Chleboun isn`t thinking that far ahead. He`s frequently the last teacher to leave Indian Trail, spending after-school hours working on his lesson plans. ”You always have to have things in reserve,” he says.

Relaxed by day 2

By the second day of school, if Chleboun is still nervous, it isn`t showing. He seems comfortable on his feet, walking around the classroom explaining how to read a map, prompting some youngsters, encouraging others as if he`s been doing it for years.

”We all want homework,” says Kitty Hess as Chleboun`s eyes widen in surprise. ”It keeps us busy.”

Chleboun is one of only two men on the staff at the Highland Park school, but that doesn`t seem to faze him. Nor do the children seem at all surprised to have a male teacher. ”As long as the teacher`s not mean, that`s all that matters,” explains Jamie Riegelhaupt.

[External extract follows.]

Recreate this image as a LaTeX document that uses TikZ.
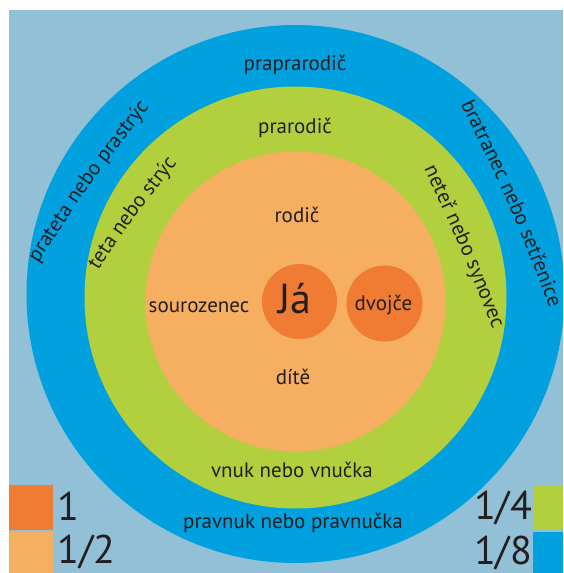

”It`s important to understand what the teacher is talking about,” adds Jeronimo Gaytan.

”We have to do more work now,” complains Noah Frank. ”We can`t get drinks like we used to.”

”Teachers tell you school`s fun, but it`s not really,” declares Benjy Rooney.

In command

Chleboun says he is determined to make his 3rd graders think of his class as fun. He`s no pushover, though. Students, he explains, won`t respect you if you let them get away with too much.

He manages to keep them engaged, from the science lesson in which they all use a car jack to lift up the teacher`s desk (demonstrating the power of a simple machine) to the writing exercise in which they are invited to make up their own ”tall tale” and the occasional reading of Shel Silverstein poems. The children are alert and attentive. Chleboun obviously is in command of his material.

That`s not to say everything goes smoothly. The class doesn`t seem to be picking up on the map lesson. And many of the youngsters take a lot longer getting started on their ”tall tales” than Chleboun expects; many are unfinished by the end of the allotted time.

No problem, he decides. They will finish them the next day.

”Everything went OK,” Chleboun says as he shepherds his class to the right school buses. ”I`m happy to be here.”

Only one problem: ”My feet are a little tired.”